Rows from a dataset
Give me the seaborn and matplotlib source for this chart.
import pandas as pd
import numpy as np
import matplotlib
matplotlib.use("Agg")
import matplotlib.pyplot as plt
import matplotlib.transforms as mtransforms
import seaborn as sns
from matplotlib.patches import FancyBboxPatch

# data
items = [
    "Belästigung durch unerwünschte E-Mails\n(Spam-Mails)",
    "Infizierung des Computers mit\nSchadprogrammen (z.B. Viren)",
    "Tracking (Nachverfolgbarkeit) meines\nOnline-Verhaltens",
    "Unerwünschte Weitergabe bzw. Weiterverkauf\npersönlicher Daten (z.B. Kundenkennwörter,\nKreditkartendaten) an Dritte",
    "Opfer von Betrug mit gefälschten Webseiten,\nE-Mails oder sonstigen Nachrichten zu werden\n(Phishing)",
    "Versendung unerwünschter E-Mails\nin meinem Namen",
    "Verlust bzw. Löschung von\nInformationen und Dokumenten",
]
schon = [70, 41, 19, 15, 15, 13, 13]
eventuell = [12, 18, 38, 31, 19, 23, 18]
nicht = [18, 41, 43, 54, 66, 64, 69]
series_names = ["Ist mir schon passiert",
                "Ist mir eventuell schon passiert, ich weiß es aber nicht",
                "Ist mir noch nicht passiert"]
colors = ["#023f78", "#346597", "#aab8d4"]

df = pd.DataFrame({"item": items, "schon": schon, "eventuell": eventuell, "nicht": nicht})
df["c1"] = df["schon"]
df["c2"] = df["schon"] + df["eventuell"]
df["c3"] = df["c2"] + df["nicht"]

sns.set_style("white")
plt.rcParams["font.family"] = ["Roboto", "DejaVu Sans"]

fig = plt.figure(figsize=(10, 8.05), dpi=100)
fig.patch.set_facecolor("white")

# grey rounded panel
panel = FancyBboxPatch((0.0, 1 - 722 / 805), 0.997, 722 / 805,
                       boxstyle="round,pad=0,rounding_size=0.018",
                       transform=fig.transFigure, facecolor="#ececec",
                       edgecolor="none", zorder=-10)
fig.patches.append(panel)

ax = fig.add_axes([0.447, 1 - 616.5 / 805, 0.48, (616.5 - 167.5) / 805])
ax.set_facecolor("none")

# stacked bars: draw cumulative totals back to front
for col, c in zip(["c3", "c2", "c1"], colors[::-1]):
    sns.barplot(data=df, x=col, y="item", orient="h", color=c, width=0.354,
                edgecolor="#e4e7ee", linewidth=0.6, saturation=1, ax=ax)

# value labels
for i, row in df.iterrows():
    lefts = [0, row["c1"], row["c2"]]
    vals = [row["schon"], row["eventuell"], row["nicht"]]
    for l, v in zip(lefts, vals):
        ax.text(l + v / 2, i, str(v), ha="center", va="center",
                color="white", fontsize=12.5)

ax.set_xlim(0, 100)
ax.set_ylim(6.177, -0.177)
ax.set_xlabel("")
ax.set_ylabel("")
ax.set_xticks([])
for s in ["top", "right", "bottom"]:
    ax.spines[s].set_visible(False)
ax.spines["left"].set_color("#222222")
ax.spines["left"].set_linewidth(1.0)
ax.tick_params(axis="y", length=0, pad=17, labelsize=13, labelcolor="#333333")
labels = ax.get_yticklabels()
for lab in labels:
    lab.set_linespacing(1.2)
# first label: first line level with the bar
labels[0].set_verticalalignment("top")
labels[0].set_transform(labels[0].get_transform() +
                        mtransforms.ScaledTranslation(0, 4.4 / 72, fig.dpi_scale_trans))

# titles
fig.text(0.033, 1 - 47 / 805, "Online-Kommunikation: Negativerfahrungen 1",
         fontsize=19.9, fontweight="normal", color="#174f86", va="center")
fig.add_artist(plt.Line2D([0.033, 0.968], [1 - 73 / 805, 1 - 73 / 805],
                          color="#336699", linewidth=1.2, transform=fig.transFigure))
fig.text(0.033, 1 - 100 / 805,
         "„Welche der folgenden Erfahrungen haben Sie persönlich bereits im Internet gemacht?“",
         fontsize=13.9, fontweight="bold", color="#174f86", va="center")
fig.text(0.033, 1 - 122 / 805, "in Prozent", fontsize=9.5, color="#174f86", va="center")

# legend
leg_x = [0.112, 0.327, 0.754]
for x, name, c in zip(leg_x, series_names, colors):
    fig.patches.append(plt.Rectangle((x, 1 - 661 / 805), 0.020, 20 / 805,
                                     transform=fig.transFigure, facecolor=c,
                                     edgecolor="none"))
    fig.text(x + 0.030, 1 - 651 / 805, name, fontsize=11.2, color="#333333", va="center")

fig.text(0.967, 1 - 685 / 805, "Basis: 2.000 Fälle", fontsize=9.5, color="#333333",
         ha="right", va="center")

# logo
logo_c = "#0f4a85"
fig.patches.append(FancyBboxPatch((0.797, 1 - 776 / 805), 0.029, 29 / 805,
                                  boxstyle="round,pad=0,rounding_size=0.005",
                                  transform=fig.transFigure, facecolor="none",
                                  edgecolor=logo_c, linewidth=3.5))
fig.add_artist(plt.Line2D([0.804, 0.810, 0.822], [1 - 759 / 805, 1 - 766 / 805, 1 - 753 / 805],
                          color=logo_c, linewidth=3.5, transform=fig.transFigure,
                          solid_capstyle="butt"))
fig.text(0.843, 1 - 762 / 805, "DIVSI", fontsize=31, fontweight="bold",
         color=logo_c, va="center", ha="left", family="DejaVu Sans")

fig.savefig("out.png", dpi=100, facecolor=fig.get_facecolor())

* * *

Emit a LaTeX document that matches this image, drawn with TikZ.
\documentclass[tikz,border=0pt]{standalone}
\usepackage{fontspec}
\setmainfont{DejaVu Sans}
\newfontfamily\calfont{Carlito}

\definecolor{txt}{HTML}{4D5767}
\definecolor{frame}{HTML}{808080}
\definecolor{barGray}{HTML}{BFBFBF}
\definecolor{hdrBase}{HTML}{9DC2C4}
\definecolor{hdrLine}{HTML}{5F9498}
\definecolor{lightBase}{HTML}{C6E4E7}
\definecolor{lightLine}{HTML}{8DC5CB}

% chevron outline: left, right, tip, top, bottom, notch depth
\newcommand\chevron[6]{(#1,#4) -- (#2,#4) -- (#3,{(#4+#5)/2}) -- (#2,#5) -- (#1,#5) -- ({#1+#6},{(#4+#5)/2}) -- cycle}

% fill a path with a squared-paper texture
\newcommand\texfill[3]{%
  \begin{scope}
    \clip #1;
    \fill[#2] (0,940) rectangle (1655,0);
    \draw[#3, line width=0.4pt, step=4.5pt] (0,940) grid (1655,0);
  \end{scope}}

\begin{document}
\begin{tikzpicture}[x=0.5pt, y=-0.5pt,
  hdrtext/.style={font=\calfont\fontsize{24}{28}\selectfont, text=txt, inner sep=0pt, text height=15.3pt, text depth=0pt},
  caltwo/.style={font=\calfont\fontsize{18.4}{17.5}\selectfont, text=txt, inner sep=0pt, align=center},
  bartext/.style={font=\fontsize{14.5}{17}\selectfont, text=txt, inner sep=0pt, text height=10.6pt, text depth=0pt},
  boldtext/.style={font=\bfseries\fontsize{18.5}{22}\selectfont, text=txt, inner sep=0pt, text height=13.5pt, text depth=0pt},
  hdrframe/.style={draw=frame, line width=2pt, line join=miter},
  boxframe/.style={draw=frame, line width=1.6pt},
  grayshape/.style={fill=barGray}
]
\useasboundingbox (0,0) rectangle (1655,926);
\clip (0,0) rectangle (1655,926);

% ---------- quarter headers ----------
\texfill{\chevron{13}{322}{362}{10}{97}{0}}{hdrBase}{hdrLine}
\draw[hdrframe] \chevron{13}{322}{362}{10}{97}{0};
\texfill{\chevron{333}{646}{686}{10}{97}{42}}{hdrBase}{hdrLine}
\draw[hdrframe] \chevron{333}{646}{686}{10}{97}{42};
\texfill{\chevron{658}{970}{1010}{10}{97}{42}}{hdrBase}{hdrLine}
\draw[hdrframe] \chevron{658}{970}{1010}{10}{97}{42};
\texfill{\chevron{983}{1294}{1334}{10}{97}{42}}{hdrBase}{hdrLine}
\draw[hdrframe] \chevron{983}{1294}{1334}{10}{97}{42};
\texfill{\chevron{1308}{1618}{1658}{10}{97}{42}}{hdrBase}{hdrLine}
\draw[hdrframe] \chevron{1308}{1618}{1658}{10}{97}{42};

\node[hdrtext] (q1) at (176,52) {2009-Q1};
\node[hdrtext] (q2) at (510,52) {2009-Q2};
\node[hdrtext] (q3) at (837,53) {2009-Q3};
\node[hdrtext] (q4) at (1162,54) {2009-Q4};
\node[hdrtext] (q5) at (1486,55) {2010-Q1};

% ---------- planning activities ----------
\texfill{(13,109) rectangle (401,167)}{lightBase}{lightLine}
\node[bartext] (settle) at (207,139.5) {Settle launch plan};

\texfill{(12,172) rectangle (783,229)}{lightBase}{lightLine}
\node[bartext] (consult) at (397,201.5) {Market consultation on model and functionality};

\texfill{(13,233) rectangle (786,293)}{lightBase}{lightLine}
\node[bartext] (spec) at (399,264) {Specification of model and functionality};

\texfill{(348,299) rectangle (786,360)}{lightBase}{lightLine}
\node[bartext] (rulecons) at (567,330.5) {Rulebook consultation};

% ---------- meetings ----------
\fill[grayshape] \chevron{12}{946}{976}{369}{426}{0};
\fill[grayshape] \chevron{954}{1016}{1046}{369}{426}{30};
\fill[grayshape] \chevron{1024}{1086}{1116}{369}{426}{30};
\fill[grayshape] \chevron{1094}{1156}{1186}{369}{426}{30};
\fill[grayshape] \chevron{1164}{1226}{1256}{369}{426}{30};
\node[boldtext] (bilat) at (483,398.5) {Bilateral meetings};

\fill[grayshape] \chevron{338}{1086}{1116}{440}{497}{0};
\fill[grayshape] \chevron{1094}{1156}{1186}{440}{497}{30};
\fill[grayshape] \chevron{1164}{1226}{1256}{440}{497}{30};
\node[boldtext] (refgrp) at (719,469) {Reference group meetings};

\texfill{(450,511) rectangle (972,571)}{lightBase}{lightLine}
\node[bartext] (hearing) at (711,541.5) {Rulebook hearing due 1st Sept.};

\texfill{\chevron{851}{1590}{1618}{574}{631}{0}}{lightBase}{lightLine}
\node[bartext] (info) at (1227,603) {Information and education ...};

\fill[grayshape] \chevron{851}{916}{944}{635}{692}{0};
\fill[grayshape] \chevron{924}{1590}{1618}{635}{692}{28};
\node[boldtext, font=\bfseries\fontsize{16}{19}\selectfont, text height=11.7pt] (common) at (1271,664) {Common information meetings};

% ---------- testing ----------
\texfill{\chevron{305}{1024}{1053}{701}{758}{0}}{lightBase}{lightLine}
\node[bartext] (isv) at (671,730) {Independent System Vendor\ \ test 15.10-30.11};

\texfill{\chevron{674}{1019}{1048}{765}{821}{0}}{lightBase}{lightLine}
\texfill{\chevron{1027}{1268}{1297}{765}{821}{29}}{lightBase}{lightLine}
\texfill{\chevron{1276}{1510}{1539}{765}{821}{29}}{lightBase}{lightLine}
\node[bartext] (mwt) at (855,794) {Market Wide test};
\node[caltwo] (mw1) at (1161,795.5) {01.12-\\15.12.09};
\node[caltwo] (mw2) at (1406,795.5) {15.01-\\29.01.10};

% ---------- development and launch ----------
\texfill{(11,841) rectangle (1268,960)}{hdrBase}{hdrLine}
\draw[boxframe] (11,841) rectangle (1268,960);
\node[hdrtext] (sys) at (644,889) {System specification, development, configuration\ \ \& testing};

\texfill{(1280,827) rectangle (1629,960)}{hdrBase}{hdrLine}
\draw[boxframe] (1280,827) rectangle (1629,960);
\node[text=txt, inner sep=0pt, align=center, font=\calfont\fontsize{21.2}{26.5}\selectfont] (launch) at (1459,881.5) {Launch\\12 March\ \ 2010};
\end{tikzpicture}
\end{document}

==

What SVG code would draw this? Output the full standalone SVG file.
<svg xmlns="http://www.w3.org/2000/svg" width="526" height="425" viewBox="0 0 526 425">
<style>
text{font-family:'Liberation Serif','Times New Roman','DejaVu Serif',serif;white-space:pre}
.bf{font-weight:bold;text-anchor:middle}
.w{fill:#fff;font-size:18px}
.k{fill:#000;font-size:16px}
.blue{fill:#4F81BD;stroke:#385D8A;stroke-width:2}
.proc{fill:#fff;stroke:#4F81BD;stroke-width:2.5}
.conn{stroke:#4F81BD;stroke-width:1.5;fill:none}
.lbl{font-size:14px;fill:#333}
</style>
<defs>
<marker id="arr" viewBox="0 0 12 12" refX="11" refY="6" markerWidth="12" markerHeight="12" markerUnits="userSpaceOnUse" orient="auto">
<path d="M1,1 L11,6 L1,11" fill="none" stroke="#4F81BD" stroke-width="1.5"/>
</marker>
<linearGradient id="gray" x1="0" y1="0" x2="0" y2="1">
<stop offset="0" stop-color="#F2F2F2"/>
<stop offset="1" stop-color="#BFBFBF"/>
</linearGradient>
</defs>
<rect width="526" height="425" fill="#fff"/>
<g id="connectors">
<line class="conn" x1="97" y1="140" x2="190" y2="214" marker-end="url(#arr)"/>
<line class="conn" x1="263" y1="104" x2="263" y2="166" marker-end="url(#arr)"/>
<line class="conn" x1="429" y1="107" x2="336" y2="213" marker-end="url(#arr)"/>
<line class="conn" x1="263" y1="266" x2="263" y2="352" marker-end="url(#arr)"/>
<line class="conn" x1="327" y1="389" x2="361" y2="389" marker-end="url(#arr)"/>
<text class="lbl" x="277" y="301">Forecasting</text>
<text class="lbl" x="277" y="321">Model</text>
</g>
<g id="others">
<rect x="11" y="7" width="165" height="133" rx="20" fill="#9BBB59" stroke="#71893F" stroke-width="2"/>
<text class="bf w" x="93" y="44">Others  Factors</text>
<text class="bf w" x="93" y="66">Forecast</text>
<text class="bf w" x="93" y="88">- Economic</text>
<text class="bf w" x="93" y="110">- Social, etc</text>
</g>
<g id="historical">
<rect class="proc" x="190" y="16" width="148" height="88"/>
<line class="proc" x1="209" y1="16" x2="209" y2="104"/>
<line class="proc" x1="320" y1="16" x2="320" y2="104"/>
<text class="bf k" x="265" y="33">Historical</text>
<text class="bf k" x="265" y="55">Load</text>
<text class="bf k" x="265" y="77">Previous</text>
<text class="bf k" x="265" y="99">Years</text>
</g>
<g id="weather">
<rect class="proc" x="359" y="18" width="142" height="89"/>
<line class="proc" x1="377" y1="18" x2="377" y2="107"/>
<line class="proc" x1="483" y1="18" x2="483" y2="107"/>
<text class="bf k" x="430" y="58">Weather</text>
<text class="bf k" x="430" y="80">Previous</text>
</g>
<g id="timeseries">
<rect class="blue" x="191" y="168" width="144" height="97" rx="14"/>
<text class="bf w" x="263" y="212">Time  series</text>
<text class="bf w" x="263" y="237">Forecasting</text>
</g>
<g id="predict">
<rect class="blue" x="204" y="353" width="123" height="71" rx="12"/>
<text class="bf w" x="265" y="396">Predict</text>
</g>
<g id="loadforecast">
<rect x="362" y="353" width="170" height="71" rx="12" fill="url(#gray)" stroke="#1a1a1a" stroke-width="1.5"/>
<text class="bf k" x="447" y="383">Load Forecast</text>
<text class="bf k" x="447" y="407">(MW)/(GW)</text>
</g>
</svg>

- **WHAT THE EXERCISE ASKS**:
Among the entries above, how many lines hold the string "standalone"? Give the number by itself.

- **EXERCISE RESPONSE**:
2